*Given task*. Restate word for word the lines that begin the listing and end with the line holding "(0,0) rectangle (435,-701);".
--
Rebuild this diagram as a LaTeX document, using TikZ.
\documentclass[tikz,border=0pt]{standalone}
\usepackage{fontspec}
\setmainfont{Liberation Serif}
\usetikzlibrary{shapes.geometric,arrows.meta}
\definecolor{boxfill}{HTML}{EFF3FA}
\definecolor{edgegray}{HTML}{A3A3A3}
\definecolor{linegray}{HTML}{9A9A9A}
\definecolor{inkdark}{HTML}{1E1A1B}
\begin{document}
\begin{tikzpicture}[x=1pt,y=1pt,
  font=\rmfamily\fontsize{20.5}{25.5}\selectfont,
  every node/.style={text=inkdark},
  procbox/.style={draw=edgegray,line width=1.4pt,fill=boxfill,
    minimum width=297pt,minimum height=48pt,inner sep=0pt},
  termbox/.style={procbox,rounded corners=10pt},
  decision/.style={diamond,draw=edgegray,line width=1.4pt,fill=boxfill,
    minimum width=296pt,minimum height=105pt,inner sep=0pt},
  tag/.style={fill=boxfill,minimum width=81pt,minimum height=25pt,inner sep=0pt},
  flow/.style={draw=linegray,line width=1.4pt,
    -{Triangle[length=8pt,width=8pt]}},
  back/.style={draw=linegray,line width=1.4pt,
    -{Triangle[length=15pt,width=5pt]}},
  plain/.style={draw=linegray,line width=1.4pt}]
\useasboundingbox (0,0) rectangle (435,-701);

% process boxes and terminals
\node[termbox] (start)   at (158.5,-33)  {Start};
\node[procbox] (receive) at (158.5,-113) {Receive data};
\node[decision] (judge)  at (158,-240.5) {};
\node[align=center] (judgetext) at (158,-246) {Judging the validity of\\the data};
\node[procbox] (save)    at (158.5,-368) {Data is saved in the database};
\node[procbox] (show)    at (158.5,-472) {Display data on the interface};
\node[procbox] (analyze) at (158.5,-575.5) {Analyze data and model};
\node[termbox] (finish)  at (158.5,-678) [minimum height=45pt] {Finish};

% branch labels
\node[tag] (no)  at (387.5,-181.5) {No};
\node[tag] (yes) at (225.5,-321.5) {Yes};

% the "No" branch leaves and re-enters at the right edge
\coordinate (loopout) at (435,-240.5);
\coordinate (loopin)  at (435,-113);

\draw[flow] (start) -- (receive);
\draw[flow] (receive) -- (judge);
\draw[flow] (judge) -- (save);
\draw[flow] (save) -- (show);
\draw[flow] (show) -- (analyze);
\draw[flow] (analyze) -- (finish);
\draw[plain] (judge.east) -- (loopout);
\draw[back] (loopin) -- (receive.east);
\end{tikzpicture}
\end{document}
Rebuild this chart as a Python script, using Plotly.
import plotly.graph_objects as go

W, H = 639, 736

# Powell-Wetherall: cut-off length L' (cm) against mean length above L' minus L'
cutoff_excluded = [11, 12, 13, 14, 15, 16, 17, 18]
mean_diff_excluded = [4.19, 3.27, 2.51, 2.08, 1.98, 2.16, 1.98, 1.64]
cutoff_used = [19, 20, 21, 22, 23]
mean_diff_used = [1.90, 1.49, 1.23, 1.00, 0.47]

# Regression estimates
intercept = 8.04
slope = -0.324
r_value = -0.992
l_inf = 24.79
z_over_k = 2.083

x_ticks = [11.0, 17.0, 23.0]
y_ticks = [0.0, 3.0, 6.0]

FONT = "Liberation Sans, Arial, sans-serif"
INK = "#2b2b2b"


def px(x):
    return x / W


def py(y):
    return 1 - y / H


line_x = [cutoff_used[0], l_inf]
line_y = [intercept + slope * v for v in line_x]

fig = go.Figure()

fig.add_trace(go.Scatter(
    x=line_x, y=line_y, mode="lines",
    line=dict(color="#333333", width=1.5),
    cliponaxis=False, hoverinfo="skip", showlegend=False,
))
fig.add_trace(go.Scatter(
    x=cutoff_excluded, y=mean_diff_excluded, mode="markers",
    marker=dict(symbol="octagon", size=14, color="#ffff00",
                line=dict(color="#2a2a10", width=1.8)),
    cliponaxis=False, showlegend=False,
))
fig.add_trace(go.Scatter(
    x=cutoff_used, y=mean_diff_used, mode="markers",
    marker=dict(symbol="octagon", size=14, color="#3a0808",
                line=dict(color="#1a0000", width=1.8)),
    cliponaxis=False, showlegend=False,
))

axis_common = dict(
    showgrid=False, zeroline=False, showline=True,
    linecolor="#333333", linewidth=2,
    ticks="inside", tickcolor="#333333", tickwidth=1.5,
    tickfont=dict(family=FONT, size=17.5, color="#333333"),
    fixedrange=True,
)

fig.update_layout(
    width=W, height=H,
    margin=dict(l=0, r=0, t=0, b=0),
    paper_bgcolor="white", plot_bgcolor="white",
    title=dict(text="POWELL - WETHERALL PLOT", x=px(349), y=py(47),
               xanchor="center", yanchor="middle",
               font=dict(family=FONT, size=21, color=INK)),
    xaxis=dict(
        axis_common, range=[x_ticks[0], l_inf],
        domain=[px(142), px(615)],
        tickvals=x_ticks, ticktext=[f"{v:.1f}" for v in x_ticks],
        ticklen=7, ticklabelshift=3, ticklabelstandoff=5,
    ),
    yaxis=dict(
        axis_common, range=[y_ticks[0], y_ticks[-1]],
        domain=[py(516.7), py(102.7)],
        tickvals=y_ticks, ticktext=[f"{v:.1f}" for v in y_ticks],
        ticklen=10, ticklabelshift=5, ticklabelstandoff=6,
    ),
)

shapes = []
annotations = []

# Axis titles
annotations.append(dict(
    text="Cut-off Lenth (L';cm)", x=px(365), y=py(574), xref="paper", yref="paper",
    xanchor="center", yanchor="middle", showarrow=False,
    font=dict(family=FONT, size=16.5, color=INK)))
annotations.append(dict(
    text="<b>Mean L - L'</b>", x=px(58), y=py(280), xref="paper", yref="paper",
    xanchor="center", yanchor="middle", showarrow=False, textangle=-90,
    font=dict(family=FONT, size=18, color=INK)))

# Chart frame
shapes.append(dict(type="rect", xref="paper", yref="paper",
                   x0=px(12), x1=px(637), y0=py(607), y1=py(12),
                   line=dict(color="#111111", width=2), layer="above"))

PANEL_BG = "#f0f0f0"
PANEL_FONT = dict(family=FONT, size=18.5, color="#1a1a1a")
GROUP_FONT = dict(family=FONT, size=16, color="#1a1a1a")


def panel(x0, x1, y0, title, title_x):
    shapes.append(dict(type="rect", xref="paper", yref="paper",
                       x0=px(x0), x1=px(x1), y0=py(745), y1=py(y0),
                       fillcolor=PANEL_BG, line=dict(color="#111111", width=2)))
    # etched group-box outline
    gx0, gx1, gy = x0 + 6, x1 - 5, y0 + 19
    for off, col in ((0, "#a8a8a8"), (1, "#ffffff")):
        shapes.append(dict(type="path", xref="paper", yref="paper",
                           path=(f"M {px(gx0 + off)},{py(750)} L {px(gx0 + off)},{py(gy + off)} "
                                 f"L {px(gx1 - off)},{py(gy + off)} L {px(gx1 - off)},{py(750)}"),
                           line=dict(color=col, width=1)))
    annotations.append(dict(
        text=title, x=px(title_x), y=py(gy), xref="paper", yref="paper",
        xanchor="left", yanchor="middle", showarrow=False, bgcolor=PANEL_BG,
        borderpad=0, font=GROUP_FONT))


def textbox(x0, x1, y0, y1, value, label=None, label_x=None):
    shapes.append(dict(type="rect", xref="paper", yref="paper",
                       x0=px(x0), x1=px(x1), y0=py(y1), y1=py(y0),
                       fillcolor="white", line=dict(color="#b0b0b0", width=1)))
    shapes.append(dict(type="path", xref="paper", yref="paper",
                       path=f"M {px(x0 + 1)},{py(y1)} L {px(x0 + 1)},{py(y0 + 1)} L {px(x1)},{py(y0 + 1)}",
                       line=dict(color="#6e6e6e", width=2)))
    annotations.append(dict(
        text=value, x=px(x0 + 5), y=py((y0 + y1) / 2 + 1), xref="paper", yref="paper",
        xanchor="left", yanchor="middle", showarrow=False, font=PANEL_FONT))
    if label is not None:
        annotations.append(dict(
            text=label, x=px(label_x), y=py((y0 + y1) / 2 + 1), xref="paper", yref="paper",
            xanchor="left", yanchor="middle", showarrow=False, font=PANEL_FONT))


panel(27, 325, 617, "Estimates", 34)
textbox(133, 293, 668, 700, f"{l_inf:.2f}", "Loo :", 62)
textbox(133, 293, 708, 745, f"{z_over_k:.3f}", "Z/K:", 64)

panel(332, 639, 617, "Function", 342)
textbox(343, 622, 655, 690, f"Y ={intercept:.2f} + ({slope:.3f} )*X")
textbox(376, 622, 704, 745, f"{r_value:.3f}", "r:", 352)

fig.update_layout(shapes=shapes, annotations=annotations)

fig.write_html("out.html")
--
*Solution*.
Rebuild this diagram as a LaTeX document, using TikZ.
\documentclass[tikz,border=0pt]{standalone}
\usepackage{fontspec}
\setmainfont{Liberation Serif}
\usetikzlibrary{shapes.geometric,arrows.meta}
\definecolor{boxfill}{HTML}{EFF3FA}
\definecolor{edgegray}{HTML}{A3A3A3}
\definecolor{linegray}{HTML}{9A9A9A}
\definecolor{inkdark}{HTML}{1E1A1B}
\begin{document}
\begin{tikzpicture}[x=1pt,y=1pt,
  font=\rmfamily\fontsize{20.5}{25.5}\selectfont,
  every node/.style={text=inkdark},
  procbox/.style={draw=edgegray,line width=1.4pt,fill=boxfill,
    minimum width=297pt,minimum height=48pt,inner sep=0pt},
  termbox/.style={procbox,rounded corners=10pt},
  decision/.style={diamond,draw=edgegray,line width=1.4pt,fill=boxfill,
    minimum width=296pt,minimum height=105pt,inner sep=0pt},
  tag/.style={fill=boxfill,minimum width=81pt,minimum height=25pt,inner sep=0pt},
  flow/.style={draw=linegray,line width=1.4pt,
    -{Triangle[length=8pt,width=8pt]}},
  back/.style={draw=linegray,line width=1.4pt,
    -{Triangle[length=15pt,width=5pt]}},
  plain/.style={draw=linegray,line width=1.4pt}]
\useasboundingbox (0,0) rectangle (435,-701);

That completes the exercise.